51. As to the fourth question, I agree with the learned Chief Justice that, if Order XXIII, Rule 3, cannot be availed of, either party, who wishes to enforce the award, can file a suit to enforce it, and apply for a stay of the original suit. Also a defendant can, under Order VIII, Rules 8 and 9, Civil Procedure Code, with the leave of the Court, plead the award in bar of the action on the original demand' of. Bhajahari Saha Banikya v. Behary Lal Basak'.
52. But in view of my answer to the third question, I concur in allowing the appeal with costs throughout.

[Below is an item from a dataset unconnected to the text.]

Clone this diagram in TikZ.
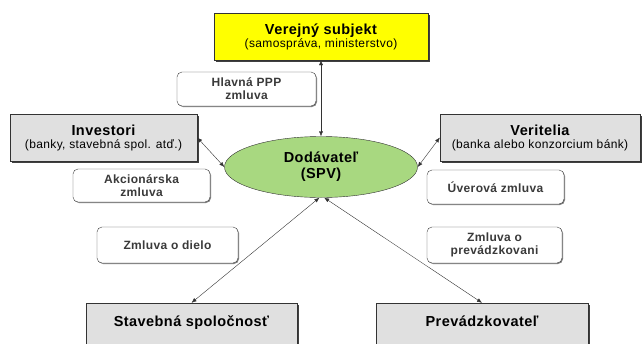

53. As to the question of the proper procedure for having the award considered by the Court in the suit, it seems to me that Original Side Rule 242 only debars the Court from passing a decree, unless the suit appears on the trial board. There is no. thing in it, therefore, to prevent the Court from proceeding at any rate up to the stage of ordering the agreement (comprised in the agreement to refer and 'the award thereon) to be recorded under Order XXIII, Rule ?>, and it can then direct the suit to be set down on the trial board for passing a decree in accordance with this order. But I understand that the procedure preferred by the learned Chief Justice will put the Court in a better position to decide any questions in issue by taking evidence in the ordinary way. Also there is the precedent of the rule in England that, if an action is compromised out of Court, and the compromise is not made an order of Court, it cannot be enforced by motion in the action (Halsbury's Laws of England, Vol. XXIII, p. 167, foot-note (h)). I defer, therefore, to his opinion in the matter. At the same time, to prevent possible misapprehension, I may say that we are both agreed that, so far as the mofussil is concerned, the requisite proceedings can be taken on a mere application to have the alleged agreement recorded under Order XXIII, Rule 3, and that a formal pleading of the award under Order VIII, Rule 9, in unnecessary.